Senate Bill 401 creates a Prescription Drug Affordability Board to review high-priced brand drugs and includes negotiated amendments to protect proprietary information, exclude most generics except on thresholds, add a patient-advocacy seat, and bar conflicted members; the Senate approved the bill unanimously.

The Louisiana Senate on April 14 approved Senate Bill 401 to establish a Prescription Drug Affordability Board housed in the Department of Insurance. Sponsor Senator Talbot described the board’s purpose as studying prescription drug costs, identifying outliers and recommending remedies for unaffordable pricing.

During floor consideration the sponsor worked with manufacturers and stakeholders to adopt a suite of amendments that addressed major industry concerns and strengthened procedural safeguards. One amendment instructs the Department of Insurance to handle and protect proprietary information submitted to the board and to determine what must remain confidential. Other adopted changes create thresholds to limit routine review of generics (generics or biosimilars may be placed on the board’s list only if unit cost is $100 or more or their price rises by 200% in 12 months), add a patient‑advocacy appointee to the board, and bar membership by employees, consultants or designees with current financial ties to manufacturers, PBMs or carriers.

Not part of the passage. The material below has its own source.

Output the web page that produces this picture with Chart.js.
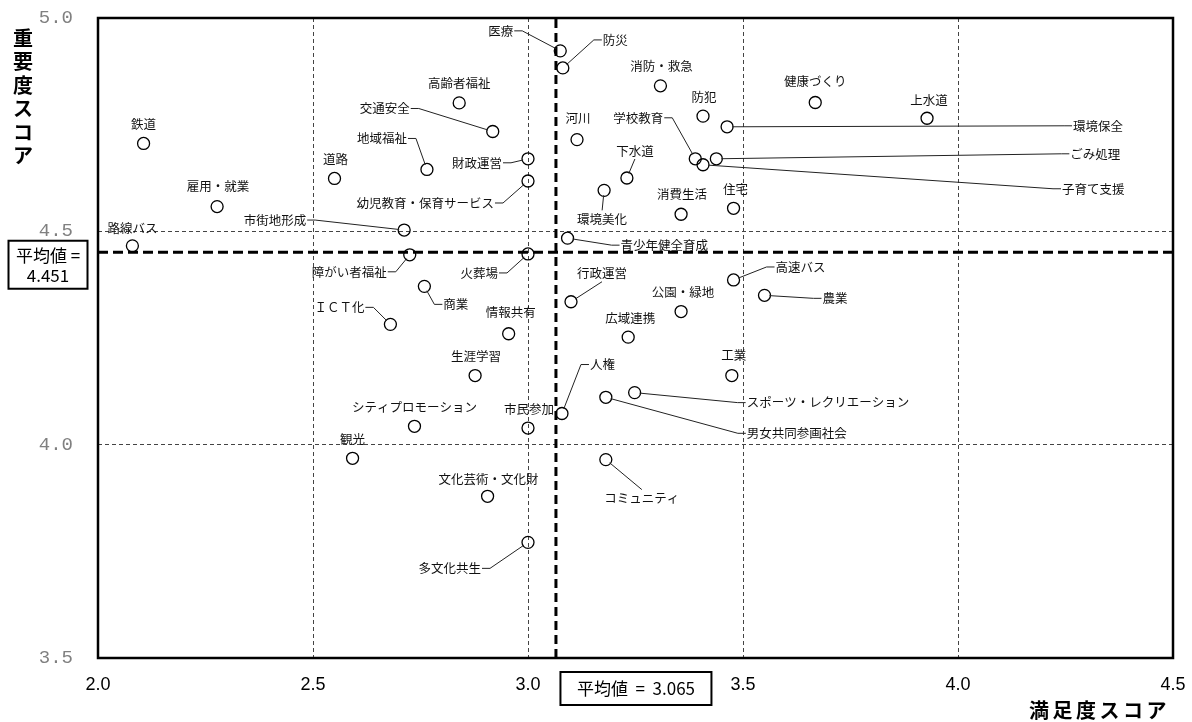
<!DOCTYPE html>
<html>
<head>
<meta charset="utf-8">
<script src="https://cdn.jsdelivr.net/npm/chart.js@4.4.1/dist/chart.umd.min.js"></script>
<style>
  html, body { margin: 0; padding: 0; background: #fff; }
  #wrap { width: 1192px; height: 722px; }
</style>
</head>
<body>
<div id="wrap"><canvas id="grafico" width="1192" height="722"></canvas></div>
<script>
// 施策項目ごとの満足度・重要度スコア
var items = ['医療', '防災', '消防・救急', '高齢者福祉', '防犯', '環境保全', '交通安全', '河川',
    '財政運営', '学校教育', 'ごみ処理', '子育て支援', '地域福祉', '下水道', '幼児教育・保育サービス',
    '環境美化', '住宅', '消費生活', '青少年健全育成', '市街地形成', '鉄道', '道路', '雇用・就業',
    '路線バス', '障がい者福祉', '火葬場', '商業', 'ＩＣＴ化', '行政運営', '高速バス', '農業',
    '公園・緑地', '情報共有', '広域連携', '生涯学習', '工業', 'スポーツ・レクリエーション',
    '男女共同参画社会', '人権', 'シティプロモーション', '市民参加', '観光', 'コミュニティ',
    '文化芸術・文化財', '多文化共生', '健康づくり', '上水道'];
var satisfaction = [3.075, 3.081, 3.308, 2.840, 3.407, 3.463, 2.918, 3.114,
    3.000, 3.389, 3.438, 3.407, 2.765, 3.230, 3.000,
    3.177, 3.478, 3.356, 3.092, 2.712, 2.106, 2.550, 2.277,
    2.080, 2.725, 3.000, 2.759, 2.680, 3.100, 3.478, 3.550,
    3.356, 2.955, 3.233, 2.877, 3.474, 3.248,
    3.181, 3.079, 2.736, 3.000, 2.592, 3.181,
    2.906, 3.000, 3.668, 3.928];
var importance = [4.923, 4.883, 4.841, 4.801, 4.770, 4.745, 4.734, 4.715,
    4.670, 4.670, 4.670, 4.656, 4.645, 4.625, 4.618,
    4.596, 4.554, 4.540, 4.484, 4.503, 4.706, 4.624, 4.558,
    4.466, 4.445, 4.447, 4.371, 4.282, 4.335, 4.386, 4.350,
    4.312, 4.260, 4.252, 4.162, 4.162, 4.122,
    4.111, 4.073, 4.043, 4.039, 3.968, 3.965,
    3.879, 3.771, 4.802, 4.765];
var meanSatisfaction = 3.065;
var meanImportance = 4.451;

var xTickValues = [2.0, 2.5, 3.0, 3.5, 4.0, 4.5];
var xTickLabels = ['2.0', '2.5', '3.0', '3.5', '4.0', '4.5'];
var yTickValues = [3.5, 4.0, 4.5, 5.0];
var yTickLabels = ['3.5', '4.0', '4.5', '5.0'];

// ラベル配置 (点からのずれ px, 引き出し線の種類)
// r: 左側に置き右端から線 / l: 右側に置き左端から線 / b: 下から線 / t: 上から線 / c: 線なし
var labelPos = [[-47, -20, 'r'], [40, -28, 'l'], [1, -20, 'c'], [0, -20, 'c'], [1, -19, 'c'],
    [346, -1, 'l'], [-83, -23, 'r'], [1, -21, 'c'], [-26, 4, 'r'], [-32, -41, 'r'],
    [354, -5, 'l'], [359, 24, 'l'], [-20, -31, 'r'], [8, -27, 'b'], [-34, 22, 'r'],
    [-2, 29, 't'], [2, -19, 'c'], [1, -20, 'c'], [53, 7, 'l'], [-98, -10, 'r'],
    [0, -19, 'c'], [1, -19, 'c'], [1, -20, 'c'], [0, -18, 'c'], [-23, 17, 'r'],
    [-30, 19, 'r'], [19, 18, 'l'], [-26, -17, 'r'], [31, -28, 'b'], [42, -13, 'l'],
    [58, 3, 'l'], [2, -19, 'c'], [2, -21, 'c'], [2, -19, 'c'], [1, -19, 'c'],
    [2, -20, 'c'], [112, 10, 'l'], [141, 36, 'l'], [28, -49, 'l'], [0, -19, 'c'],
    [1, -19, 'c'], [0, -19, 'c'], [36, 39, 't'], [1, -17, 'c'], [-47, 26, 'r'],
    [0, -21, 'c'], [2, -18, 'c']];

var jpFont = '"Noto Sans CJK JP", sans-serif';

var pontos = [];
for (var i = 0; i < items.length; i++) {
    pontos.push({ x: satisfaction[i], y: importance[i] });
}

var labelPlugin = {
    id: 'pointLabels',
    afterDatasetsDraw: function (chart) {
        var ctx = chart.ctx;
        var pts = chart.getDatasetMeta(2).data;
        ctx.save();
        ctx.font = '12.5px ' + jpFont;
        ctx.fillStyle = '#111';
        ctx.strokeStyle = '#222';
        ctx.lineWidth = 1;
        ctx.textBaseline = 'middle';
        for (var i = 0; i < pts.length; i++) {
            var p = pts[i], pos = labelPos[i];
            var tx = p.x + pos[0], ty = p.y + pos[1], kind = pos[2];
            var start = null, elbow = null;
            if (kind == 'r') {
                ctx.textAlign = 'right';
                start = [tx + 1, ty]; elbow = [tx + 9, ty];
            } else if (kind == 'l') {
                ctx.textAlign = 'left';
                start = [tx - 1, ty]; elbow = [tx - 9, ty];
            } else {
                ctx.textAlign = 'center';
                if (kind == 'b') start = [tx, ty + 8];
                if (kind == 't') start = [tx, ty - 9];
            }
            ctx.fillText(items[i], tx, ty);
            if (start) {
                var from = elbow || start;
                var dx = p.x - from[0], dy = p.y - from[1];
                var d = Math.sqrt(dx * dx + dy * dy) || 1;
                var r = 5;
                ctx.beginPath();
                ctx.moveTo(start[0], start[1]);
                if (elbow) ctx.lineTo(elbow[0], elbow[1]);
                ctx.lineTo(p.x - dx / d * r, p.y - dy / d * r);
                ctx.stroke();
            }
        }
        ctx.restore();
    },
    afterDraw: function (chart) {
        var ctx = chart.ctx;
        var a = chart.chartArea;
        var mx = chart.scales.x.getPixelForValue(meanSatisfaction);
        var my = chart.scales.y.getPixelForValue(meanImportance);
        ctx.save();
        // 枠
        ctx.strokeStyle = '#000';
        ctx.lineWidth = 2.5;
        ctx.strokeRect(a.left, a.top, a.right - a.left, a.bottom - a.top);

        // 軸タイトル
        ctx.fillStyle = '#000';
        ctx.font = 'bold 20px ' + jpFont;
        ctx.textAlign = 'center';
        ctx.textBaseline = 'middle';
        var yt = '重要度スコア'.split('');
        for (var i = 0; i < yt.length; i++) {
            ctx.fillText(yt[i], a.left - 75, a.top + 20 + i * 23.5);
        }
        var xt = '満足度スコア'.split('');
        for (var j = 0; j < xt.length; j++) {
            ctx.fillText(xt[j], a.right - 134 + j * 23.5, a.bottom + 52);
        }

        // 平均値ボックス
        ctx.lineWidth = 2;
        ctx.fillStyle = '#fff';
        ctx.fillRect(a.left - 89.5, my - 11.5, 79, 48);
        ctx.strokeRect(a.left - 89.5, my - 11.5, 79, 48);
        ctx.fillStyle = '#000';
        ctx.font = '17px ' + jpFont;
        ctx.fillText('平均値 =', a.left - 50, my + 3);
        ctx.fillText(meanImportance.toFixed(3), a.left - 50, my + 23);

        ctx.fillStyle = '#fff';
        ctx.fillRect(mx + 4.5, a.bottom + 14, 151, 33);
        ctx.strokeRect(mx + 4.5, a.bottom + 14, 151, 33);
        ctx.fillStyle = '#000';
        ctx.fillText('平均値  =  ' + meanSatisfaction.toFixed(3), mx + 80, a.bottom + 31);
        ctx.restore();
    }
};

var graf = document.getElementById('grafico');
var scatterChart = new Chart(graf, {
    type: 'scatter',
    data: {
        datasets: [{
            type: 'line',
            data: [{ x: meanSatisfaction, y: yTickValues[0] }, { x: meanSatisfaction, y: yTickValues[yTickValues.length - 1] }],
            borderColor: '#000',
            borderWidth: 3,
            borderDash: [9, 5],
            pointRadius: 0,
            fill: false
        }, {
            type: 'line',
            data: [{ x: xTickValues[0], y: meanImportance }, { x: xTickValues[xTickValues.length - 1], y: meanImportance }],
            borderColor: '#000',
            borderWidth: 3,
            borderDash: [10, 5],
            pointRadius: 0,
            fill: false
        }, {
            label: '施策',
            data: pontos,
            pointRadius: 6,
            pointHoverRadius: 6,
            borderWidth: 1.3,
            borderColor: '#000',
            backgroundColor: 'rgba(0,0,0,0)'
        }]
    },
    options: {
        responsive: false,
        animation: false,
        layout: { padding: { left: 0, top: 18, right: 19, bottom: 0 } },
        plugins: {
            legend: { display: false },
            tooltip: { enabled: false }
        },
        scales: {
            x: {
                type: 'linear',
                min: xTickValues[0],
                max: xTickValues[xTickValues.length - 1],
                afterBuildTicks: function (s) {
                    s.ticks = xTickValues.map(function (v) { return { value: v }; });
                },
                afterFit: function (s) {
                    s.height = 64;
                    s.paddingLeft = 0; s.paddingRight = 0;
                },
                grid: { color: '#444', lineWidth: 1, drawTicks: false },
                border: { display: false, dash: [4, 3] },
                ticks: {
                    padding: 16,
                    maxRotation: 0,
                    autoSkip: false,
                    color: '#000',
                    font: { family: '"Liberation Sans Narrow", "Liberation Sans", sans-serif', size: 18 },
                    callback: function (v, idx) { return xTickLabels[idx]; }
                }
            },
            y: {
                type: 'linear',
                min: yTickValues[0],
                max: yTickValues[yTickValues.length - 1],
                afterBuildTicks: function (s) {
                    s.ticks = yTickValues.map(function (v) { return { value: v }; });
                },
                afterFit: function (s) {
                    s.width = 98;
                    s.paddingTop = 0; s.paddingBottom = 0;
                },
                grid: { color: '#444', lineWidth: 1, drawTicks: false },
                border: { display: false, dash: [4, 3] },
                ticks: {
                    padding: 25,
                    color: '#808080',
                    font: { family: '"Liberation Mono", monospace', size: 19 },
                    callback: function (v, idx) { return yTickLabels[idx]; }
                }
            }
        }
    },
    plugins: [labelPlugin]
});
</script>
</body>
</html>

Sponsor Talbot said those negotiated changes responded to concerns raised during testimony and preserved necessary industry protections without undermining the board’s ability to study high‑cost brand drugs. "We want to make sure proprietary information is handled appropriately," the sponsor said while describing the confidentiality mechanism.

The Senate adopted the amendments and voted to pass the bill on third and final reading. Backers framed SB 401 as an investigatory and policy‑analysis body rather than a price‑setting authority; it is designed to generate findings that other actors — the legislature, regulators or payers — could use.

What’s next: With final passage on the Senate floor, SB 401 moves to the House for companion consideration (or reconciliation if the House has separate changes). The bill includes specific instructions on data handling and conflict‑of‑interest safeguards as adopted on the floor.